- [Task instructions]:
Drop every picture, then transcribe the remaining data exactly.

^^^^

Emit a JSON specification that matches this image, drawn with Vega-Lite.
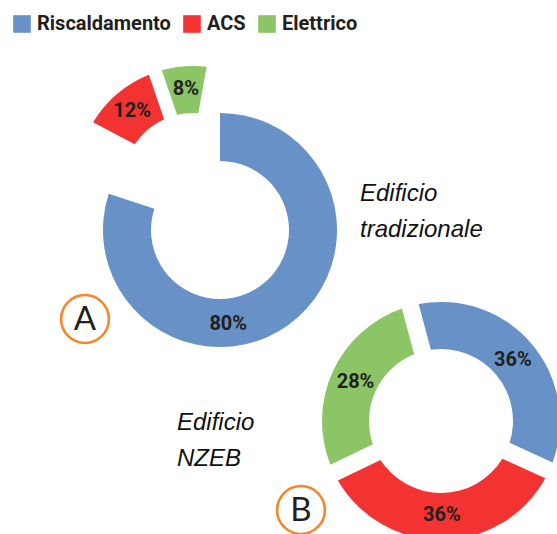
{
  "$schema": "https://vega.github.io/schema/vega-lite/v6.json",
  "width": 557,
  "height": 534,
  "padding": 0,
  "autosize": {"type": "none"},
  "background": "white",
  "config": {
    "view": {"stroke": null},
    "legend": {
      "orient": "none",
      "legendX": 12,
      "legendY": 14,
      "direction": "horizontal",
      "symbolType": "square",
      "symbolSize": 310,
      "symbolStrokeWidth": 0,
      "labelFont": "Roboto",
      "labelFontWeight": "bold",
      "labelFontSize": 20,
      "labelColor": "#231f20",
      "columnPadding": 11,
      "labelOffset": 5
    }
  },
  "data": {
    "values": [
      {"chart": "A", "cat": "Riscaldamento", "idx": 1, "share": 0.80},
      {"chart": "A", "cat": "ACS", "idx": 2, "share": 0.12},
      {"chart": "A", "cat": "Elettrico", "idx": 3, "share": 0.08},
      {"chart": "B", "cat": "Riscaldamento", "idx": 1, "share": 0.36},
      {"chart": "B", "cat": "ACS", "idx": 2, "share": 0.36},
      {"chart": "B", "cat": "Elettrico", "idx": 3, "share": 0.28}
    ]
  },
  "resolve": {"scale": {"theta": "independent"}},
  "layer": [
    {
      "transform": [{"filter": "datum.chart === 'A'"}],
      "mark": {"type": "arc", "x": 220, "y": 230, "innerRadius": 69, "outerRadius": 117},
      "encoding": {
        "theta": {"field": "share", "type": "quantitative", "stack": true, "scale": {"domain": [0, 1], "range": [0, 6.2832]}},
        "order": {"field": "idx", "type": "quantitative"},
        "color": {"field": "cat", "type": "nominal", "legend": {"title": null}, "scale": {"domain": ["Riscaldamento", "ACS", "Elettrico"], "range": ["#6891c8", "#f23331", "#8bc565"]}},
        "opacity": {"condition": {"test": "datum.cat !== 'Riscaldamento'", "value": 0}, "value": 1}
      }
    },
    {
      "transform": [{"filter": "datum.chart === 'A'"}],
      "mark": {"type": "arc", "x": 193, "y": 183, "innerRadius": 70, "outerRadius": 117, "padAngle": 0.1},
      "encoding": {
        "theta": {"field": "share", "type": "quantitative", "stack": true, "scale": {"domain": [0, 1], "range": [0.1745, 6.4577]}},
        "order": {"field": "idx", "type": "quantitative"},
        "color": {"field": "cat", "type": "nominal", "legend": {"title": null}},
        "opacity": {"condition": {"test": "datum.cat === 'Riscaldamento'", "value": 0}, "value": 1}
      }
    },
    {
      "transform": [{"filter": "datum.chart === 'B'"}],
      "mark": {"type": "arc", "x": 441, "y": 421, "innerRadius": 72, "outerRadius": 119, "padAngle": 0.125},
      "encoding": {
        "theta": {"field": "share", "type": "quantitative", "stack": true, "scale": {"domain": [0, 1], "range": [-0.2618, 6.0214]}},
        "order": {"field": "idx", "type": "quantitative"},
        "color": {"field": "cat", "type": "nominal", "legend": {"title": null}}
      }
    },
    {
      "transform": [{"filter": "datum.chart === 'A'"}],
      "mark": {"type": "text", "x": 220, "y": 230, "radius": 94, "dx": -47, "dy": 18, "font": "Roboto", "fontWeight": "bold", "fontSize": 20, "fill": "#231f20", "align": "center", "baseline": "middle"},
      "encoding": {
        "theta": {"field": "share", "type": "quantitative", "stack": true, "scale": {"domain": [0, 1], "range": [0, 6.2832]}},
        "order": {"field": "idx", "type": "quantitative"},
        "text": {"field": "share", "type": "quantitative", "format": ".0%"},
        "opacity": {"condition": {"test": "datum.cat !== 'Riscaldamento'", "value": 0}, "value": 1}
      }
    },
    {
      "transform": [{"filter": "datum.chart === 'A'"}],
      "mark": {"type": "text", "x": 193, "y": 183, "radius": 94, "font": "Roboto", "fontWeight": "bold", "fontSize": 20, "fill": "#231f20", "align": "center", "baseline": "middle"},
      "encoding": {
        "theta": {"field": "share", "type": "quantitative", "stack": true, "scale": {"domain": [0, 1], "range": [0.1745, 6.4577]}},
        "order": {"field": "idx", "type": "quantitative"},
        "text": {"field": "share", "type": "quantitative", "format": ".0%"},
        "opacity": {"condition": {"test": "datum.cat === 'Riscaldamento'", "value": 0}, "value": 1}
      }
    },
    {
      "transform": [{"filter": "datum.chart === 'B'"}],
      "mark": {"type": "text", "x": 441, "y": 421, "radius": 94, "font": "Roboto", "fontWeight": "bold", "fontSize": 20, "fill": "#231f20", "align": "center", "baseline": "middle"},
      "encoding": {
        "theta": {"field": "share", "type": "quantitative", "stack": true, "scale": {"domain": [0, 1], "range": [-0.2618, 6.0214]}},
        "order": {"field": "idx", "type": "quantitative"},
        "text": {"field": "share", "type": "quantitative", "format": ".0%"}
      }
    },
    {
      "data": {"values": [{"t": 1}]},
      "mark": {"type": "text", "x": 360, "y": 201, "text": ["Edificio", "tradizionale"], "lineHeight": 36, "font": "Liberation Sans", "fontStyle": "italic", "fontSize": 24, "fill": "#111111", "align": "left", "baseline": "alphabetic"},
      "encoding": {}
    },
    {
      "data": {"values": [{"t": 1}]},
      "mark": {"type": "text", "x": 177, "y": 430, "text": ["Edificio", "NZEB"], "lineHeight": 36, "font": "Liberation Sans", "fontStyle": "italic", "fontSize": 24, "fill": "#111111", "align": "left", "baseline": "alphabetic"},
      "encoding": {}
    },
    {
      "data": {"values": [{"t": 1}]},
      "mark": {"type": "point", "shape": "circle", "x": 85, "y": 319, "size": 2290, "filled": false, "stroke": "#f5862b", "strokeWidth": 2.6, "opacity": 1},
      "encoding": {}
    },
    {
      "data": {"values": [{"t": 1}]},
      "mark": {"type": "point", "shape": "circle", "x": 301, "y": 510, "size": 2290, "filled": false, "stroke": "#f5862b", "strokeWidth": 2.6, "opacity": 1},
      "encoding": {}
    },
    {
      "data": {"values": [{"t": 1}]},
      "mark": {"type": "text", "x": 85, "y": 320, "text": "A", "font": "Lato", "fontSize": 33, "fill": "#231f20", "align": "center", "baseline": "middle"},
      "encoding": {}
    },
    {
      "data": {"values": [{"t": 1}]},
      "mark": {"type": "text", "x": 301, "y": 511, "text": "B", "font": "Lato", "fontSize": 33, "fill": "#231f20", "align": "center", "baseline": "middle"},
      "encoding": {}
    }
  ]
}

^^^^

- [Exercise result]:
Emit a JSON specification that matches this image, drawn with Vega-Lite.
{
  "$schema": "https://vega.github.io/schema/vega-lite/v6.json",
  "width": 557,
  "height": 534,
  "padding": 0,
  "autosize": {"type": "none"},
  "background": "white",
  "config": {
    "view": {"stroke": null},
    "legend": {
      "orient": "none",
      "legendX": 12,
      "legendY": 14,
      "direction": "horizontal",
      "symbolType": "square",
      "symbolSize": 310,
      "symbolStrokeWidth": 0,
      "labelFont": "Roboto",
      "labelFontWeight": "bold",
      "labelFontSize": 20,
      "labelColor": "#231f20",
      "columnPadding": 11,
      "labelOffset": 5
    }
  },
  "data": {
    "values": [
      {"chart": "A", "cat": "Riscaldamento", "idx": 1, "share": 0.80},
      {"chart": "A", "cat": "ACS", "idx": 2, "share": 0.12},
      {"chart": "A", "cat": "Elettrico", "idx": 3, "share": 0.08},
      {"chart": "B", "cat": "Riscaldamento", "idx": 1, "share": 0.36},
      {"chart": "B", "cat": "ACS", "idx": 2, "share": 0.36},
      {"chart": "B", "cat": "Elettrico", "idx": 3, "share": 0.28}
    ]
  },
  "resolve": {"scale": {"theta": "independent"}},
  "layer": [
    {
      "transform": [{"filter": "datum.chart === 'A'"}],
      "mark": {"type": "arc", "x": 220, "y": 230, "innerRadius": 69, "outerRadius": 117},
      "encoding": {
        "theta": {"field": "share", "type": "quantitative", "stack": true, "scale": {"domain": [0, 1], "range": [0, 6.2832]}},
        "order": {"field": "idx", "type": "quantitative"},
        "color": {"field": "cat", "type": "nominal", "legend": {"title": null}, "scale": {"domain": ["Riscaldamento", "ACS", "Elettrico"], "range": ["#6891c8", "#f23331", "#8bc565"]}},
        "opacity": {"condition": {"test": "datum.cat !== 'Riscaldamento'", "value": 0}, "value": 1}
      }
    },
    {
      "transform": [{"filter": "datum.chart === 'A'"}],
      "mark": {"type": "arc", "x": 193, "y": 183, "innerRadius": 70, "outerRadius": 117, "padAngle": 0.1},
      "encoding": {
        "theta": {"field": "share", "type": "quantitative", "stack": true, "scale": {"domain": [0, 1], "range": [0.1745, 6.4577]}},
        "order": {"field": "idx", "type": "quantitative"},
        "color": {"field": "cat", "type": "nominal", "legend": {"title": null}},
        "opacity": {"condition": {"test": "datum.cat === 'Riscaldamento'", "value": 0}, "value": 1}
      }
    },
    {
      "transform": [{"filter": "datum.chart === 'B'"}],
      "mark": {"type": "arc", "x": 441, "y": 421, "innerRadius": 72, "outerRadius": 119, "padAngle": 0.125},
      "encoding": {
        "theta": {"field": "share", "type": "quantitative", "stack": true, "scale": {"domain": [0, 1], "range": [-0.2618, 6.0214]}},
        "order": {"field": "idx", "type": "quantitative"},
        "color": {"field": "cat", "type": "nominal", "legend": {"title": null}}
      }
    },
    {
      "transform": [{"filter": "datum.chart === 'A'"}],
      "mark": {"type": "text", "x": 220, "y": 230, "radius": 94, "dx": -47, "dy": 18, "font": "Roboto", "fontWeight": "bold", "fontSize": 20, "fill": "#231f20", "align": "center", "baseline": "middle"},
      "encoding": {
        "theta": {"field": "share", "type": "quantitative", "stack": true, "scale": {"domain": [0, 1], "range": [0, 6.2832]}},
        "order": {"field": "idx", "type": "quantitative"},
        "text": {"field": "share", "type": "quantitative", "format": ".0%"},
        "opacity": {"condition": {"test": "datum.cat !== 'Riscaldamento'", "value": 0}, "value": 1}
      }
    },
    {
      "transform": [{"filter": "datum.chart === 'A'"}],
      "mark": {"type": "text", "x": 193, "y": 183, "radius": 94, "font": "Roboto", "fontWeight": "bold", "fontSize": 20, "fill": "#231f20", "align": "center", "baseline": "middle"},
      "encoding": {
        "theta": {"field": "share", "type": "quantitative", "stack": true, "scale": {"domain": [0, 1], "range": [0.1745, 6.4577]}},
        "order": {"field": "idx", "type": "quantitative"},
        "text": {"field": "share", "type": "quantitative", "format": ".0%"},
        "opacity": {"condition": {"test": "datum.cat === 'Riscaldamento'", "value": 0}, "value": 1}
      }
    },
    {
      "transform": [{"filter": "datum.chart === 'B'"}],
      "mark": {"type": "text", "x": 441, "y": 421, "radius": 94, "font": "Roboto", "fontWeight": "bold", "fontSize": 20, "fill": "#231f20", "align": "center", "baseline": "middle"},
      "encoding": {
        "theta": {"field": "share", "type": "quantitative", "stack": true, "scale": {"domain": [0, 1], "range": [-0.2618, 6.0214]}},
        "order": {"field": "idx", "type": "quantitative"},
        "text": {"field": "share", "type": "quantitative", "format": ".0%"}
      }
    },
    {
      "data": {"values": [{"t": 1}]},
      "mark": {"type": "text", "x": 360, "y": 201, "text": ["Edificio", "tradizionale"], "lineHeight": 36, "font": "Liberation Sans", "fontStyle": "italic", "fontSize": 24, "fill": "#111111", "align": "left", "baseline": "alphabetic"},
      "encoding": {}
    },
    {
      "data": {"values": [{"t": 1}]},
      "mark": {"type": "text", "x": 177, "y": 430, "text": ["Edificio", "NZEB"], "lineHeight": 36, "font": "Liberation Sans", "fontStyle": "italic", "fontSize": 24, "fill": "#111111", "align": "left", "baseline": "alphabetic"},
      "encoding": {}
    },
    {
      "data": {"values": [{"t": 1}]},
      "mark": {"type": "point", "shape": "circle", "x": 85, "y": 319, "size": 2290, "filled": false, "stroke": "#f5862b", "strokeWidth": 2.6, "opacity": 1},
      "encoding": {}
    },
    {
      "data": {"values": [{"t": 1}]},
      "mark": {"type": "point", "shape": "circle", "x": 301, "y": 510, "size": 2290, "filled": false, "stroke": "#f5862b", "strokeWidth": 2.6, "opacity": 1},
      "encoding": {}
    },
    {
      "data": {"values": [{"t": 1}]},
      "mark": {"type": "text", "x": 85, "y": 320, "text": "A", "font": "Lato", "fontSize": 33, "fill": "#231f20", "align": "center", "baseline": "middle"},
      "encoding": {}
    },
    {
      "data": {"values": [{"t": 1}]},
      "mark": {"type": "text", "x": 301, "y": 511, "text": "B", "font": "Lato", "fontSize": 33, "fill": "#231f20", "align": "center", "baseline": "middle"},
      "encoding": {}
    }
  ]
}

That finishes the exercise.